Here's a direct solution in case you don't want to end up repeating the second half of Riemann-Lebesgue's proof.
You can use the partition $P$ for which $U(f,P)-L(f,P)<\epsilon$ to argue that for all partitions $Q$ with mesh$(Q) = \|Q\|< \delta_P$, the Riemann sum will be somewhere close to $U(f, P)$ and $L(f, P)$.
Assume that $P$ has $N$ points $\{p_1=a, p_2, \cdots, p_N=b\}$, partition $Q$ has $N'$ points $\{q_1=a, \cdots, q_{N'}=b\}$ and $|f| \leq M$ in $[a, b]$ (this should hold for some $M$ or Darboux integral won't be well-defined).

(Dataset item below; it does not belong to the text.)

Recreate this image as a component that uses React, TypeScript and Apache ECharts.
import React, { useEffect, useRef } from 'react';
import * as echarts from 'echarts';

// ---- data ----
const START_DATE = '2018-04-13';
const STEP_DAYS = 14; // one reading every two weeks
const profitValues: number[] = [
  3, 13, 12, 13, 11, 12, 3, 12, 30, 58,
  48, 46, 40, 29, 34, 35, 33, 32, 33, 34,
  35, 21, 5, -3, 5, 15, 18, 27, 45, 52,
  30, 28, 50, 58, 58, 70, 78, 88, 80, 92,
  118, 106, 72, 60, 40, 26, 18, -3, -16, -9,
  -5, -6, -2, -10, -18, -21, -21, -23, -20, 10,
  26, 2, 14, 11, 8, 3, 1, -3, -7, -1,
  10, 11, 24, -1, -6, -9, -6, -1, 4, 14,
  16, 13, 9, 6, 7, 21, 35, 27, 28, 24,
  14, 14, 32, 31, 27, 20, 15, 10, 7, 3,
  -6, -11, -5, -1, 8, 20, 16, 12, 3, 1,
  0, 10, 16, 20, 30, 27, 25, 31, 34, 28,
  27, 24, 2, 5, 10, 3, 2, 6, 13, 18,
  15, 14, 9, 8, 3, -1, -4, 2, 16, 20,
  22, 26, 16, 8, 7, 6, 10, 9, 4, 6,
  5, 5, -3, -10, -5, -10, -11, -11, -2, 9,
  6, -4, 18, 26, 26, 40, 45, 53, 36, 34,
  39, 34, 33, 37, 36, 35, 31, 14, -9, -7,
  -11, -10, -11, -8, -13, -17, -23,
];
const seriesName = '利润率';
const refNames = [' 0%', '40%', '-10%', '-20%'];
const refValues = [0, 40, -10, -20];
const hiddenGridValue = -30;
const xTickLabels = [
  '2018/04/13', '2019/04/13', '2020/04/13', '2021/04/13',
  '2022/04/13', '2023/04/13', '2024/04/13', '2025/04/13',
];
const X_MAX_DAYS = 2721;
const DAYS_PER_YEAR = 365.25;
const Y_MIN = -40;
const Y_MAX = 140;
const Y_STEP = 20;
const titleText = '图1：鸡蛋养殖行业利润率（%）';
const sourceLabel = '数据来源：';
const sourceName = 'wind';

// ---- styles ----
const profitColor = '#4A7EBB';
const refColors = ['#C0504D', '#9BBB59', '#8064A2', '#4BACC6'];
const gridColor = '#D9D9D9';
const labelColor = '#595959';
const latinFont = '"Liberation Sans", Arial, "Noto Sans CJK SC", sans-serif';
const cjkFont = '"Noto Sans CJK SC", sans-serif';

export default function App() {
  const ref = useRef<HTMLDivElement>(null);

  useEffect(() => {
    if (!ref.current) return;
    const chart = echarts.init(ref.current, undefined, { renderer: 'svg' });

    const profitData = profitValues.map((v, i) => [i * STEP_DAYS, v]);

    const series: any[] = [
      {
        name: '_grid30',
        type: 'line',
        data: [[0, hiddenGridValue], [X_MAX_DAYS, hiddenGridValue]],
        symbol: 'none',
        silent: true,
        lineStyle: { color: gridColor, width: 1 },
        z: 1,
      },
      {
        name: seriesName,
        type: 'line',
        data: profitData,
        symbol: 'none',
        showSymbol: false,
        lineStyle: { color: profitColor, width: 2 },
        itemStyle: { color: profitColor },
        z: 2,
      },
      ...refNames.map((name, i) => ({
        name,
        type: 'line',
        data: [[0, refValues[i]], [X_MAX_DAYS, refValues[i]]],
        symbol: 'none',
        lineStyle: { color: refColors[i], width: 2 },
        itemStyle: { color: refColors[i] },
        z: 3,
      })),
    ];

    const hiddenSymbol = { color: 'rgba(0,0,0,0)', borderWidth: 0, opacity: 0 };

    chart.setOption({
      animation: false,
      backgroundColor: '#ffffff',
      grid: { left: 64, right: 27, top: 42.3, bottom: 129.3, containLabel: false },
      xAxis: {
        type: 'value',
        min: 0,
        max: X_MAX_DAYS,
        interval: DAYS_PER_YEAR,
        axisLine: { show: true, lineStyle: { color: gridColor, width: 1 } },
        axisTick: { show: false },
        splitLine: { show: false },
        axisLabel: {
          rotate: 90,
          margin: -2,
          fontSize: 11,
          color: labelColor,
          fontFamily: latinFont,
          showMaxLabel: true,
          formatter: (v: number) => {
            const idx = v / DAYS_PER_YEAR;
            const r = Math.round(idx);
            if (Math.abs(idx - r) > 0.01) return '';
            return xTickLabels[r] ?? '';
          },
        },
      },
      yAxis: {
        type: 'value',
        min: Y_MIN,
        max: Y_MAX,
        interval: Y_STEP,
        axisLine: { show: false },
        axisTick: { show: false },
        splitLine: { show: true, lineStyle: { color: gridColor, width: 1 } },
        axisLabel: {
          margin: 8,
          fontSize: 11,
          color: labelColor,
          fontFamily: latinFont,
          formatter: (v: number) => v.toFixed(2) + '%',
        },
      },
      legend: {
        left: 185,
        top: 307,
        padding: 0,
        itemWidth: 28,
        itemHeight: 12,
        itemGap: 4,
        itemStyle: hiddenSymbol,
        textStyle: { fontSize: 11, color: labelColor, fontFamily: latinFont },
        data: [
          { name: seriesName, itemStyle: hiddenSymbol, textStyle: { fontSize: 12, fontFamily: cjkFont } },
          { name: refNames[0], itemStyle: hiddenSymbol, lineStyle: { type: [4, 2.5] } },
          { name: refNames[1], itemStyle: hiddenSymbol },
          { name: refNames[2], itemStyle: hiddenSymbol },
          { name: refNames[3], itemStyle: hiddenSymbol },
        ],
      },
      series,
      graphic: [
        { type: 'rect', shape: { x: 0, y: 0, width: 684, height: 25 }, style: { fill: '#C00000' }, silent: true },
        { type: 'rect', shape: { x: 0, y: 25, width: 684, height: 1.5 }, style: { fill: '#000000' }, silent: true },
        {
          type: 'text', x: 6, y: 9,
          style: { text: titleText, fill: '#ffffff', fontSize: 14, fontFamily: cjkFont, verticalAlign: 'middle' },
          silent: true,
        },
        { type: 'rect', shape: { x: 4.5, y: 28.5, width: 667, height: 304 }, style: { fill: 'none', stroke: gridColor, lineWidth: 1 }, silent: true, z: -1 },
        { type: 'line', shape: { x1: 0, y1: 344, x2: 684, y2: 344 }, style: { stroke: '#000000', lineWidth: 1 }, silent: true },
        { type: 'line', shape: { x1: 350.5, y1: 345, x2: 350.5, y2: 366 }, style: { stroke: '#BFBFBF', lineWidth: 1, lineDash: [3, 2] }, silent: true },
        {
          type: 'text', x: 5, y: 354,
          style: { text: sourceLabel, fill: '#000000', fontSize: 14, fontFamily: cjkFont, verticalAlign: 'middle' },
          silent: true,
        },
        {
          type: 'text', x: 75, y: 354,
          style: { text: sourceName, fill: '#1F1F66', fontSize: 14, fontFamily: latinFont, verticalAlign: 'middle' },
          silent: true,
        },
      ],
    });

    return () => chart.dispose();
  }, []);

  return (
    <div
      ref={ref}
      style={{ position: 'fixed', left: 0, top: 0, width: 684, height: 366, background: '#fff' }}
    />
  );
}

Now take $\delta_P< \min(\|p\|, \frac{\epsilon}{MN})$. Now for each $i \leq N'$, either $[q_i, q_{i+1}] \subset [p_j, p_{j+1}]$ (for some $j\leq N$), or $p_{j-1} \leq q_i \leq p_j \leq q_{i+1} \leq q_{j+1}$. The latter can happen at most $N$ times, so the area under $f$ for such cases can be at most $N \times M \times \delta_P \leq \epsilon$. For the rest, the sum happens to be nicely sandwiched by $U(f,P)$ and $L(f, P)$, proving the Riemann integrability.
Let $\mathcal{P}$ ($\mathcal{P}_U$) be the collection of all partitions (uniform partitions) of $[a,b]$.

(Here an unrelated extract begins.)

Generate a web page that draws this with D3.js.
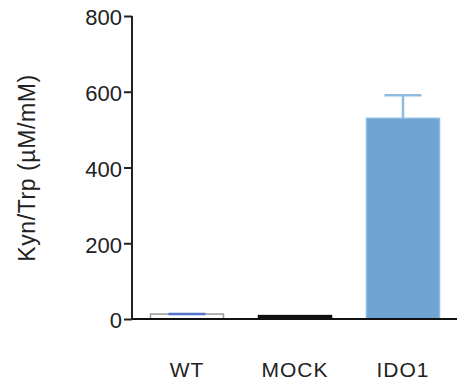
<!DOCTYPE html>
<html>
<head>
<meta charset="utf-8">
<script src="https://cdn.jsdelivr.net/npm/d3@7"></script>
<style>
  html, body { margin: 0; padding: 0; background: #fff; }
  svg { display: block; }
  text { font-family: "Liberation Sans", Arial, sans-serif; fill: #222; }
</style>
</head>
<body>
<svg id="chart" width="458" height="381"></svg>
<script>
const categories = ["WT", "MOCK", "IDO1"];
const means = [13, 9, 530];
const errors = [0, 0, 61];
const yTicks = [0, 200, 400, 600, 800];
const yTitle = "Kyn/Trp (µM/mM)";

const fills = ["#ffffff", "#111111", "#6fa3d2"];
const strokes = ["#9a9a9a", "#111111", "#8fbbe2"];
const errColors = ["#5572cc", "#111111", "#8fbbe2"];

const svg = d3.select("#chart");
const x0 = 132, x1 = 457, yBase = 319, yTop = 16;

const x = d3.scaleBand().domain(categories).range([x0 + 1, x1])
  .paddingInner(0.324).paddingOuter(0.162);
const y = d3.scaleLinear().domain([0, 800]).range([yBase, yTop]);

// bars
svg.append("g").selectAll("rect").data(categories).join("rect")
  .attr("x", d => x(d))
  .attr("width", x.bandwidth())
  .attr("y", (d, i) => y(means[i]))
  .attr("height", (d, i) => yBase - y(means[i]))
  .attr("fill", (d, i) => fills[i])
  .attr("stroke", (d, i) => strokes[i])
  .attr("stroke-width", 1.5);

// error bars
const capW = 37;
const eg = svg.append("g");
categories.forEach((c, i) => {
  const cx = x(c) + x.bandwidth() / 2;
  const top = y(means[i] + errors[i]);
  if (errors[i] > 0) {
    eg.append("line").attr("x1", cx).attr("x2", cx)
      .attr("y1", y(means[i])).attr("y2", top)
      .attr("stroke", errColors[i]).attr("stroke-width", 2.5);
  }
  if (i !== 1) {
    eg.append("line").attr("x1", cx - capW / 2).attr("x2", cx + capW / 2)
      .attr("y1", top).attr("y2", top)
      .attr("stroke", errColors[i]).attr("stroke-width", 2.5);
  }
});

// y axis
const yAxis = d3.axisLeft(y).tickValues(yTicks).tickSize(8).tickPadding(2).tickFormat(d3.format("d"));
const gy = svg.append("g").attr("transform", `translate(${x0},0)`).call(yAxis);
gy.select(".domain").attr("stroke", "#222").attr("stroke-width", 2).attr("d", `M0,${yTop}V${yBase}`);
gy.selectAll(".tick line").attr("stroke", "#222").attr("stroke-width", 2);
gy.selectAll(".tick text").style("font-size", "22px").attr("fill", "#222").attr("dy", "0.4em");

// x axis
const xAxis = d3.axisBottom(x).tickSize(0).tickPadding(0);
const gx = svg.append("g").attr("transform", `translate(0,${yBase})`).call(xAxis);
gx.select(".domain").attr("stroke", "#111").attr("stroke-width", 2).attr("d", `M${x0},0H${x1}`);
gx.selectAll(".tick text").style("font-size", "21px").style("letter-spacing", "1px")
  .attr("y", 58).attr("dy", 0).attr("fill", "#222");

// y title
svg.append("text")
  .attr("transform", `translate(35,168) rotate(-90)`)
  .attr("text-anchor", "middle")
  .style("font-size", "23px")
  .style("letter-spacing", "0.6px")
  .text(yTitle);
</script>
</body>
</html>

For a bounded function $f$, we have $L(P,f) \leqslant U(Q,f)$ for lower and upper Darboux sums corresponding to arbitrary partitions $P$ and $Q$. It follows that
$$\sup_{P \in \mathcal{P}}L(P,f) \leqslant \inf_{P \in \mathcal{P}}U(P,f), \quad \sup_{P \in \mathcal{P}_U}L(P,f) \leqslant \inf_{P \in \mathcal{P}_U}U(P,f)$$
Since $\mathcal{P}_U \subset \mathcal{P}$ we have
$$\{U(P,f) \,|\, P \in \mathcal{P}_U\} \subset \{U(P,f) \,|\, P \in \mathcal{P}\}, \quad \{L(P,f) \,|\, P \in \mathcal{P}_U\} \subset \{L(P,f) \,|\, P \in \mathcal{P}\}$$
Hence,
$$\tag{*}\sup_{P \in \mathcal{P}_U}L(P,f) \leqslant \sup_{P \in \mathcal{P}}L(P,f) \leqslant \inf_{P \in \mathcal{P}}U(P,f) \leqslant \inf_{P \in \mathcal{P}_U}U(P,f)$$
Darboux integrability with respect to uniform partitions means that
$$\sup_{P \in \mathcal{P}_U}L(P,f) =\inf_{P \in \mathcal{P}_U}U(P,f),$$
which, in view of (*), implies that $f$ is Darboux integrable with respect to all partitions since
$$0 \leqslant \inf_{P \in \mathcal{P}}U(P,f)- \sup_{P \in \mathcal{P}}L(P,f) \leqslant \inf_{P \in \mathcal{P}_U}U(P,f)- \sup_{P \in \mathcal{P}_U}L(P,f) = 0,$$
and
$$ \inf_{P \in \mathcal{P}}U(P,f)= \sup_{P \in \mathcal{P}}L(P,f) $$
Best Answer
The upper and lower Darboux integrals do not depend on the partitions, they are the infimum and supremum of all upper and lower Darboux sums for all possible partitions of your block. That is, $U(f)=\inf_{P}U(f,P)$ and $L(f)=\sup_{P}L(f,P)$. We know that for any pair of partitions $L(f,P)\leqslant U(f,P')$. If for some partition, $L(f,P)=U(f,P)$, then it follows that $f$ is integrable, for it will follow $L(f)=\sup_P L(f,P)=U(f,P)\geqslant \inf_P U(f,P)=U(f)$. Since we always have $L(f)\leqslant U(f)$, we have $L(f)=U(f)$ and $f$ is Riemann integrable.